B. Ayat-ayat Al-Qur’an dan Hadis tentang Perintah Berbusana
Muslim/Muslimah
1. Q.S.
al-Ahzab/33:59
Artinya :“Wahai Nabi! Katakanlah kepada
istri-istrimu, anak-anak perempuanmu dan istri-istri orang mukmin, “Hendaklah
mereka menutupkan jilbabnya ke seluruh tubuh mereka. Yang demikian itu agar
mereka lebih mudah untuk dikenali sehingga mereka tidak diganggu. Dan Allah
Swt. Maha Pengampun, Maha Penyayang.”
2. Q.S.
An-Nμr/24:31
Artinya :“Dan katakanlah kepada para perempuan yang
beriman, agar mereka menjaga pandangannya, dan memelihara kemaluannya, dan
janganlah menampakkan perhiasannya (aurat-nya), kecuali yang (biasa) terlihat.
Dan hendaklah mereka menutupkan kain kerudung ke dadanya, dan janganlah menampakkan
perhiasannya (auratnya), kecuali kepada suami mereka, atau ayah mereka, atau
ayah suami mereka, atau putra-putra mereka, atau putraputra suami mereka, atau
saudara-saudara laki-laki mereka, atau putra-putra saudara laki-laki mereka,
atau putra-putra saudara perempuan mereka, atau para perempuan (sesama Islam)
mereka, atau hamba sahaya yang mereka miliki, atau para pelayan laki-laki (tua)
yang tidak mempunyai keinginan (terhadap perempuan) atau anak-anak yang belum
mengerti tentang aurat perempuan. Dan janganlah mereka menghentakkan kakinya
agar diketahui perhiasan yang mereka sembunyikan. Dan bertobatlah kamu semua
kepada Allah wahai orang-orang yang beriman, agar kamu beruntung.”
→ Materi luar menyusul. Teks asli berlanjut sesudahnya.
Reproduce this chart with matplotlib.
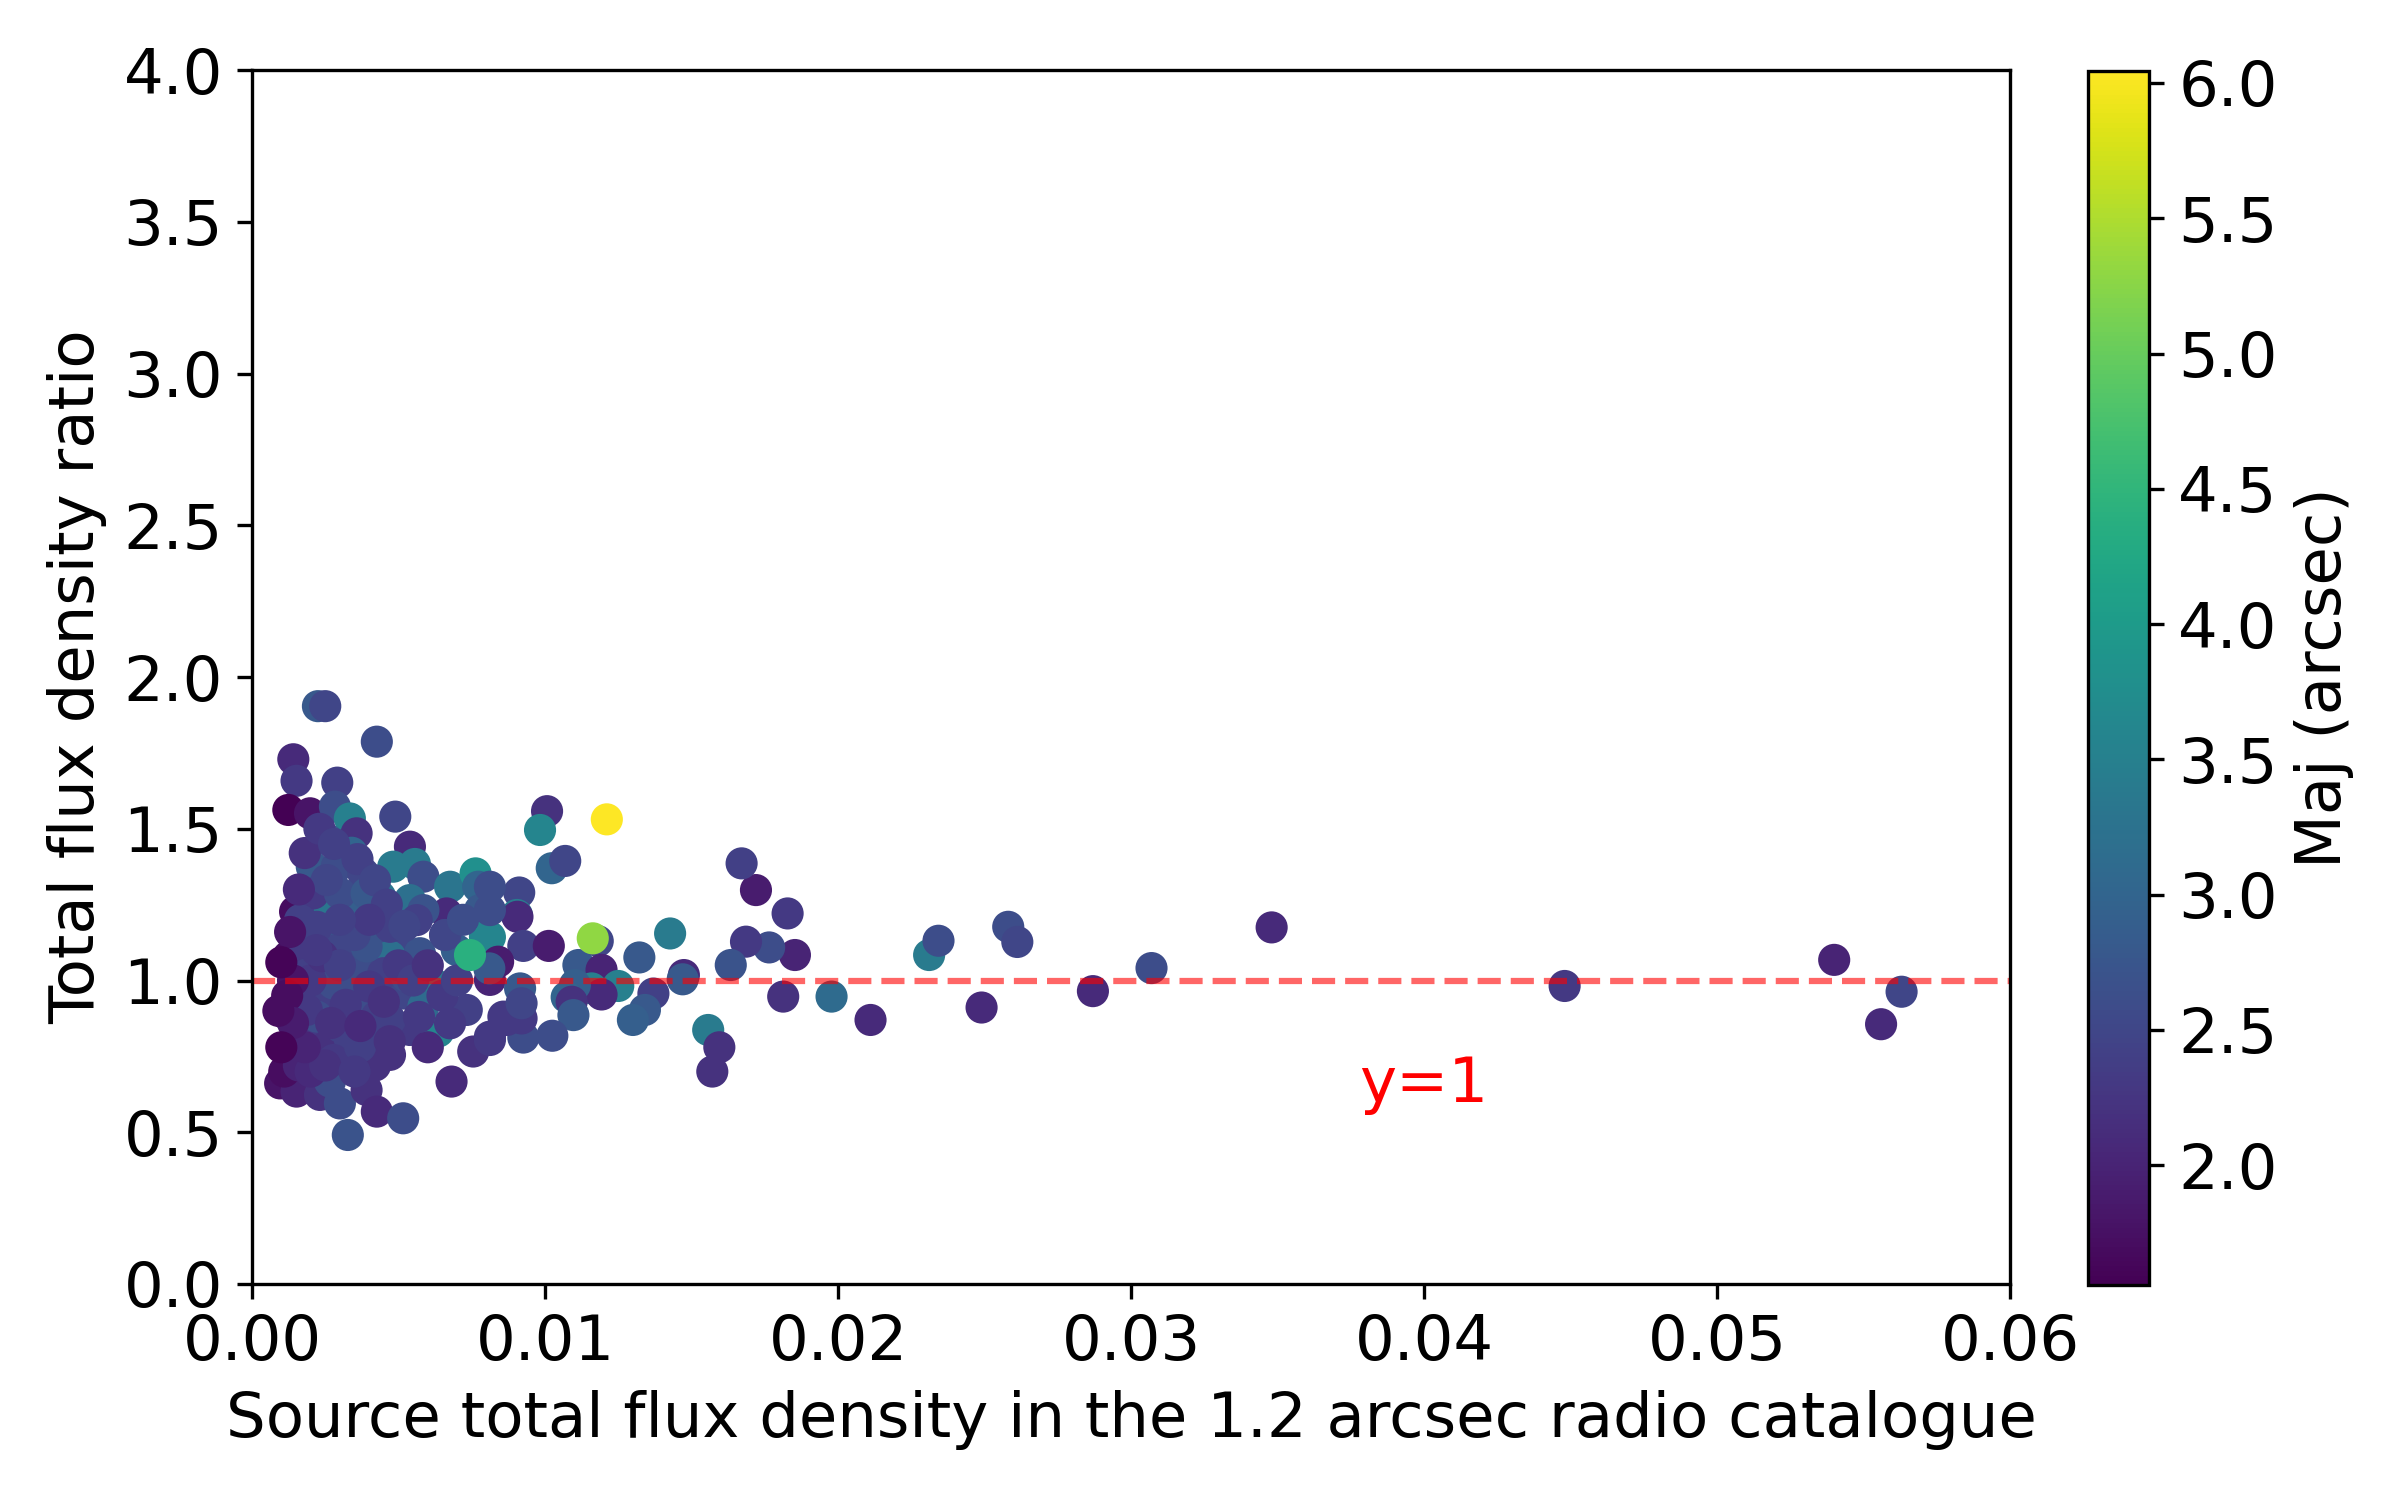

Kandungan Q.S. al-Ahzāb/33:59
Dalam
ayat ini, Rasulullah saw. diperintahkan untuk menyampaikan kepada para istrinya
dan juga sekalian wanita mukminah termasuk anak-anak perempuan beliau untuk
memanjangkan jilbab mereka dengan maksud agar dikenali dan membedakan dengan
perempuan nonmukminah. Hikmah lain adalah
agar mereka tidak diganggu. Karena dengan mengenakan jilbab, orang lain
mengetahui bahwa dia adalah seorang mukminah yang baik. Pesan al-Qur’ān ini datang menanggapi adanya gangguan kafir Quraisy terhadap
para mukminah terutama para istri Nabi Muhammad saw. Yang menyamakan mereka
dengan budak. Karena pada masa itu, budak tidak mengenakan jilbab. Oleh karena
itulah, dalam rangka melindungi kehormatan dan kenyamanan para wanita, ayat ini
diturunkan. Islam begitu melindungi kepentingan perempuan dan memperhatikan kenyamanan
mereka dalam bersosialisasi. Banyak kasus terjadi karena seorang individu itu
sendiri yang tidak menyambut ajakan al-Qur’ān untuk
berjilbab.
Kita
pun masih melihat di sekeliling kita, mereka yang mengaku dirinya muslimah,
masih tanpa malu mengumbar auratnya. Padahal Rasulullah saw. bersabda:
“Sesungguhnya rasa malu dan
keimanan selalu bergandengan kedua-duanya. Jika salah
satunya diangkat, maka akan terangkat keduaduanya.” (Hadis Sahih berdasarkan
syarah Syeikh Albani dalam kitab Adabul
Mufrad)
Kandungan Q.S. an-Nμr/24:31
Dalam
ayat ini, Allah Swt. berfirman kepada seluruh hamba-Nya yang mukminah agar menjaga kehormatan diri
mereka dengan cara menjaga pandangan, menjaga kemaluan, dan menjaga aurat. Dengan menjaga ketiga hal tersebut, dipastikan
kehormatan mukminah akan terjaga. Ayat ini merupakan kelanjutan dari perintah
Allah Swt. kepada hamba-Nya yang mukmin untuk menjaga pandangan dan menjaga kemaluan.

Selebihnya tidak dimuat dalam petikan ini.